The annual James Dyson Award is open to design and engineering students (or recent graduates) around the world. The award's brief is deceptively simple: "design something that solves a problem." And since its foundation in 2007 it has delivered a fascinating array of creative design solutions.
The top 20 finalists for this year's award are competing for a £30,000 prize (US$39,000), with Sir James Dyson picking the winner himself. Here are the some of the most interesting finalists in a competition packed with imaginative design creations.
The problem to be solved: Wind turbines are a great source of sustainable energy but they struggle to deal with chaotic winds in urban environments. A team from Lancaster University set out to design an omni-directional wind turbine that could be integrated into urban apartment settings.
The O-Wind Turbine is a spherical structure lined with vents allowing it to take wind from all horizontal and vertical directions. It will rotate on a fixed axis regardless of the direction of the wind, and ultimately the hope is to easily integrate it into city apartment balconies to offer individual dwellers an independent source of electricity in an urban environment.
Taking aim at the volume of single-use plastic forks, spoons and straws used in the fast food industry, Swedish designer Pontus Törnqvist from Lund University developed Potato Plastic, a material made from potato starch that resembles plastic but biodegrades into soil in less than two months.
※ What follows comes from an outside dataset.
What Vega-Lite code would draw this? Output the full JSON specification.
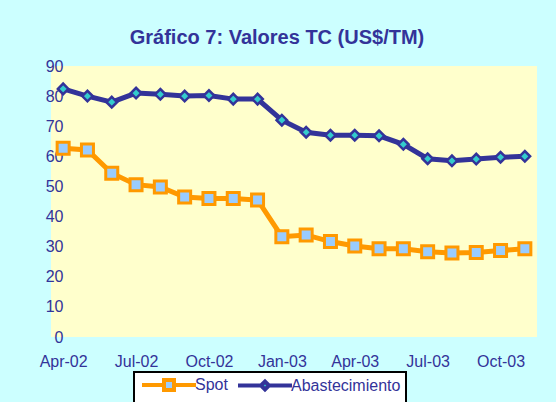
{
  "$schema": "https://vega.github.io/schema/vega-lite/v6.json",
  "autosize": {"type": "none"},
  "width": 486,
  "height": 271,
  "padding": {"left": 51, "top": 66, "right": 19, "bottom": 65},
  "background": "#CCFFFF",
  "title": {
    "text": "Gráfico 7: Valores TC (US$/TM)",
    "font": "Liberation Sans",
    "fontSize": 20,
    "fontWeight": "bold",
    "color": "#333399",
    "anchor": "middle",
    "dx": -17,
    "offset": 10
  },
  "config": {
    "view": {"fill": "#FFFFCC", "stroke": null},
    "font": "Liberation Sans",
    "legend": {"strokeWidth": 2}
  },
  "data": {
    "values": [
      {"month": "Apr-02", "series": "Spot", "value": 62.7},
      {"month": "May-02", "series": "Spot", "value": 62.1},
      {"month": "Jun-02", "series": "Spot", "value": 54.4},
      {"month": "Jul-02", "series": "Spot", "value": 50.6},
      {"month": "Aug-02", "series": "Spot", "value": 49.8},
      {"month": "Sep-02", "series": "Spot", "value": 46.5},
      {"month": "Oct-02", "series": "Spot", "value": 46.0},
      {"month": "Nov-02", "series": "Spot", "value": 46.0},
      {"month": "Dec-02", "series": "Spot", "value": 45.5},
      {"month": "Jan-03", "series": "Spot", "value": 33.3},
      {"month": "Feb-03", "series": "Spot", "value": 33.9},
      {"month": "Mar-03", "series": "Spot", "value": 31.7},
      {"month": "Apr-03", "series": "Spot", "value": 30.2},
      {"month": "May-03", "series": "Spot", "value": 29.3},
      {"month": "Jun-03", "series": "Spot", "value": 29.3},
      {"month": "Jul-03", "series": "Spot", "value": 28.3},
      {"month": "Aug-03", "series": "Spot", "value": 27.9},
      {"month": "Sep-03", "series": "Spot", "value": 28.1},
      {"month": "Oct-03", "series": "Spot", "value": 28.7},
      {"month": "Nov-03", "series": "Spot", "value": 29.3},
      {"month": "Apr-02", "series": "Abastecimiento", "value": 82.4},
      {"month": "May-02", "series": "Abastecimiento", "value": 80.0},
      {"month": "Jun-02", "series": "Abastecimiento", "value": 78.0},
      {"month": "Jul-02", "series": "Abastecimiento", "value": 81.0},
      {"month": "Aug-02", "series": "Abastecimiento", "value": 80.6},
      {"month": "Sep-02", "series": "Abastecimiento", "value": 80.0},
      {"month": "Oct-02", "series": "Abastecimiento", "value": 80.2},
      {"month": "Nov-02", "series": "Abastecimiento", "value": 79.0},
      {"month": "Dec-02", "series": "Abastecimiento", "value": 79.0},
      {"month": "Jan-03", "series": "Abastecimiento", "value": 72.0},
      {"month": "Feb-03", "series": "Abastecimiento", "value": 68.0},
      {"month": "Mar-03", "series": "Abastecimiento", "value": 67.0},
      {"month": "Apr-03", "series": "Abastecimiento", "value": 67.0},
      {"month": "May-03", "series": "Abastecimiento", "value": 66.8},
      {"month": "Jun-03", "series": "Abastecimiento", "value": 64.0},
      {"month": "Jul-03", "series": "Abastecimiento", "value": 59.2},
      {"month": "Aug-03", "series": "Abastecimiento", "value": 58.5},
      {"month": "Sep-03", "series": "Abastecimiento", "value": 59.1},
      {"month": "Oct-03", "series": "Abastecimiento", "value": 59.7},
      {"month": "Nov-03", "series": "Abastecimiento", "value": 60.0}
    ]
  },
  "encoding": {
    "x": {
      "field": "month",
      "type": "ordinal",
      "sort": null,
      "scale": {"type": "point", "padding": 0.5},
      "axis": {
        "title": null,
        "values": ["Apr-02", "Jul-02", "Oct-02", "Jan-03", "Apr-03", "Jul-03", "Oct-03"],
        "labelAngle": 0,
        "ticks": false,
        "domain": false,
        "grid": false,
        "labelPadding": 16,
        "labelFontSize": 16,
        "labelColor": "#333399",
        "labelFont": "Liberation Sans"
      }
    },
    "y": {
      "field": "value",
      "type": "quantitative",
      "scale": {"domain": [0, 90], "nice": false},
      "axis": {
        "title": null,
        "values": [0, 10, 20, 30, 40, 50, 60, 70, 80, 90],
        "ticks": false,
        "domain": false,
        "grid": false,
        "labelPadding": -12,
        "labelFontSize": 16,
        "labelColor": "#333399",
        "labelFont": "Liberation Sans"
      }
    }
  },
  "layer": [
    {
      "transform": [{"filter": "datum.series === 'Spot'"}],
      "mark": {"type": "line", "color": "#FF9900", "strokeWidth": 5}
    },
    {
      "transform": [{"filter": "datum.series === 'Abastecimiento'"}],
      "mark": {"type": "line", "color": "#333399", "strokeWidth": 5}
    },
    {
      "transform": [{"filter": "datum.series === 'Spot'"}],
      "mark": {"type": "point", "shape": "square", "filled": true, "fill": "#99CCFF", "stroke": "#FF9900", "strokeWidth": 3, "size": 144, "opacity": 1}
    },
    {
      "transform": [{"filter": "datum.series === 'Abastecimiento'"}],
      "mark": {"type": "point", "shape": "diamond", "filled": true, "fill": "#33CCCC", "stroke": "#333399", "strokeWidth": 2.5, "size": 110, "opacity": 1}
    },
    {
      "mark": {"type": "point", "opacity": 0, "size": 100, "strokeWidth": 4},
      "encoding": {
        "shape": {
          "field": "series",
          "type": "nominal",
          "scale": {
            "domain": ["Spot", "Abastecimiento"],
            "range": ["M-5.4,0H-1M1,0H5.4M-1,-1H1V1H-1Z", "M-5.4,0H-0.8M0.8,0H5.4M-0.8,0L0,-0.8L0.8,0L0,0.8Z"]
          },
          "legend": {
            "orient": "none",
            "legendX": 83,
            "legendY": 306,
            "direction": "horizontal",
            "title": null,
            "fillColor": "#FFFFFF",
            "strokeColor": "#000000",
            "padding": 5,
            "symbolSize": 100,
            "symbolOpacity": 1,
            "symbolStrokeWidth": 4,
            "symbolOffset": 22,
            "labelOffset": 18,
            "columnPadding": 2,
            "labelFontSize": 16,
            "labelColor": "#333399",
            "labelFont": "Liberation Sans"
          }
        },
        "fill": {
          "field": "series",
          "type": "nominal",
          "scale": {"domain": ["Spot", "Abastecimiento"], "range": ["#99CCFF", "#33CCCC"]}
        },
        "stroke": {
          "field": "series",
          "type": "nominal",
          "scale": {"domain": ["Spot", "Abastecimiento"], "range": ["#FF9900", "#333399"]}
        }
      }
    }
  ]
}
"What I want to achieve with this project is to make littering to be a conscious act instead of an unconcerned behavior," says Törnqvist.
Insects are a great source of protein and many suggest that we need to incorporate them into our food chain to help feed the growing global population. Azcatl is a prefabricated, 3D-printed ant nest, designed to offer an easy and cheap way to harvest ants.
"The prefabricated nest can represent a sustainable opportunity for rural communities," the designers write, "because it does not have a negative impact in the ecosystem due to the fact the materials used are 100% biodegradable and the ants do not need a huge amount of water, feeding or land, furthermore these ants have been the backbone of the aqua farming in Mexico for centuries and the locals do not need special machines or technologies to develop this activity. Also this activity can be its principal source of income considering that 1 kg of escamoles is around 100 dollars."
An astounding 20 percent of all clean water is reportedly lost due to leaking pipes. Tracking when a water pipe is leaking is difficult, expensive and time-consuming, with leaks often not discovered until a pipe completely breaks. Lighthouse is a cheap robot that can be dropped into existing pipe systems to track for leaks.
The little robot floats along a pipe using tactile sensors that can identify suction changes in water pressure when it passes a leak. It generates a log as it travels so when the robot is recovered it can offer a clear map of the pipe and where it may be leaking.
The winner of the competition will be revealed in November.